As part of ArchDaily's coverage of the 2016 Venice Biennale, we are presenting a series of articles written by the curators of the exhibitions and installations on show.
The Architectural Imagination presents twelve new speculative architecture projects designed for specific sites in Detroit but with far-reaching applications for cities around the world.
As the home of the automobile industry, the free-span concrete factory, Motown, and techno, Detroit was once a center of American imagination, not only for the products it made but also for its modern architecture and modern lifestyle, which captivated audiences worldwide.
Today, like many post-industrial cities, it is coping with the effects of a declining population and an urban landscape pockmarked with blight. Nonetheless, having emerged from bankruptcy, there is new excitement in Detroit to imagine the city's possible futures, both in the downtown core and in its many neighborhoods.

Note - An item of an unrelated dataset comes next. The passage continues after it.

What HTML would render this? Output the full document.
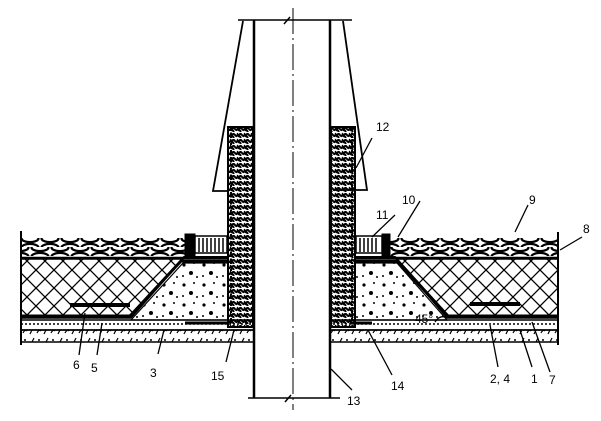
<!DOCTYPE html>
<html><head><meta charset="utf-8"><style>html,body{margin:0;padding:0;background:#fff}svg{display:block}</style></head>
<body>
<svg width="601" height="421" viewBox="0 0 601 421" xmlns="http://www.w3.org/2000/svg" font-family="Liberation Sans, sans-serif" font-size="12" fill="none" stroke="#000">
<defs>
<pattern id="x" width="18" height="18" patternUnits="userSpaceOnUse">
<path d="M0 0L18 18M18 0L0 18" stroke="#000" stroke-width="1.3"/>
</pattern>
<pattern id="g" width="20" height="9" patternUnits="userSpaceOnUse">
<ellipse cx="10" cy="4.5" rx="8.5" ry="3.6" stroke="#000" stroke-width="2.2" fill="#fff"/>
</pattern>
<pattern id="g2" width="20" height="9" patternUnits="userSpaceOnUse" x="10">
<ellipse cx="10" cy="4.5" rx="8.5" ry="3.6" stroke="#000" stroke-width="2.2" fill="#fff"/>
</pattern>
<pattern id="d" width="20" height="20" patternUnits="userSpaceOnUse">
<circle cx="4" cy="5" r="1.6" fill="#000" stroke="none"/><circle cx="14" cy="3" r="1" fill="#000" stroke="none"/><circle cx="11" cy="13" r="2" fill="#000" stroke="none"/><circle cx="3" cy="16" r="1" fill="#000" stroke="none"/><circle cx="17" cy="17" r="1" fill="#000" stroke="none"/>
</pattern>
<pattern id="w" width="7" height="6" patternUnits="userSpaceOnUse">
<path d="M0 5Q2 0 4 3T7 1M0 2L3 6" stroke="#000" stroke-width="2"/>
</pattern>
<pattern id="b" width="14" height="12" patternUnits="userSpaceOnUse">
<path d="M2 10L6 2M9 9q2-4 4-2" stroke="#000" stroke-width="1.2"/><circle cx="11" cy="4" r="1" fill="#000" stroke="none"/>
</pattern>
</defs>
<!-- base layers -->
<rect x="21" y="330" width="537" height="12" fill="url(#b)" stroke-width="1.5"/>
<rect x="21" y="320" width="537" height="10" fill="none" stroke-width="1.5"/>
<path d="M21 324H558" stroke-dasharray="2 2" stroke-width="1.5"/>
<rect x="255" y="315" width="74" height="32" fill="#fff" stroke="none"/>
<!-- insulation -->
<path d="M21 259H183L131 318H21Z M397 259H558V318H447Z" fill="url(#x)" stroke-width="1.5"/>
<!-- concrete fillets -->
<path d="M183 263H228V320H131Z" fill="url(#d)" stroke-width="1.2"/>
<path d="M397 263H355V320H447Z" fill="url(#d)" stroke-width="1.2"/>
<!-- membranes -->
<path d="M21 316H130L181 261H228" stroke-width="3"/>
<path d="M558 316H448L397 261H355" stroke-width="3"/>
<path d="M136 310L184 257H228M443 310L395 257H355" stroke-width="2"/>
<path d="M70 305H130M470 304H520" stroke-width="4"/>
<!-- gravel -->
<rect x="21" y="238" width="165" height="9" fill="url(#g)" stroke="none"/>
<rect x="21" y="247" width="165" height="9" fill="url(#g2)" stroke="none"/>
<rect x="388" y="238" width="170" height="9" fill="url(#g)" stroke="none"/>
<rect x="388" y="247" width="170" height="9" fill="url(#g2)" stroke="none"/>
<path d="M21 258H228M355 258H558" stroke-width="2.5"/>
<!-- clamps -->
<rect x="195" y="236" width="32" height="17" fill="#fff" stroke-width="1.5"/>
<path d="M199 238V252M203 238V252M207 238V252M211 238V252M215 238V252M219 238V252M223 238V252" stroke-width="1.5"/>
<rect x="185" y="234" width="10" height="22" fill="#000"/>
<rect x="356" y="236" width="26" height="17" fill="#fff" stroke-width="1.5"/>
<path d="M360 238V252M364 238V252M368 238V252M372 238V252M376 238V252" stroke-width="1.5"/>
<rect x="382" y="234" width="8" height="22" fill="#000"/>
<path d="M185 323H228M350 323H372" stroke-width="3"/>
<!-- sleeves -->
<rect x="228" y="127" width="25" height="200" fill="url(#w)" stroke-width="2"/>
<rect x="331" y="127" width="24" height="200" fill="url(#w)" stroke-width="2"/>
<path d="M231 129V325M352 129V325" stroke-width="2" stroke-dasharray="2 1.5"/>
<!-- boundaries -->
<path d="M21 231V345M558 232V345" stroke-width="2"/>
<!-- pipe -->
<path d="M254 20V398M330 20V398" stroke-width="2.5"/>
<path d="M238 20H352M248 398H340" stroke-width="1.5"/>
<path d="M290 17L284 24M291 395L285 402" stroke-width="1.5"/>
<path d="M293 8V410" stroke-width="1" stroke-dasharray="26 4 2 4"/>
<!-- cone -->
<path d="M243 21L213 191H227M343 21L367 190H333" stroke-width="1.8"/>
<!-- leaders -->
<g stroke-width="1.3">
<path d="M372 138L356 168M395 215L372 237M420 201L398 237M528 205L515 232M582 237L560 250M550 372L532 322M532 367L520 330M498 367L490 325M392 375L368 330M352 390L331 369M226 362L234 330M158 354L164 330M97 355L102 323M79 355L85 313"/>
<path d="M435 322Q440 314 447 318"/>
</g>
<g fill="#000" stroke="none">
<text x="376" y="131">12</text>
<text x="376" y="219">11</text>
<text x="402" y="204">10</text>
<text x="529" y="204">9</text>
<text x="583" y="233">8</text>
<text x="549" y="384">7</text>
<text x="531" y="383">1</text>
<text x="490" y="383">2, 4</text>
<text x="391" y="390">14</text>
<text x="347" y="405">13</text>
<text x="211" y="380">15</text>
<text x="150" y="377">3</text>
<text x="91" y="372">5</text>
<text x="73" y="369">6</text>
<text x="415" y="323">45°</text>
</g>
</svg>
</body></html>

Believing in the potential of architecture to catalyze change, the curators selected visionary American architectural practices to address these futures.
With the help of an eleven-member Detroit advisory board, they also selected four sites for the projects: a lot in Mexicantown, a riverfront post office, parcels along the Dequindre Cut, and the Packard Plant.
The architects worked with Detroit residents to understand neighborhood aspirations before devising the programs and forms exhibited here. The projects not only demonstrate the value and diversity of the architectural imagination but also have the potential to spark the collective imagination, and thus launch new conversations about the importance of architecture in Detroit and cities everywhere.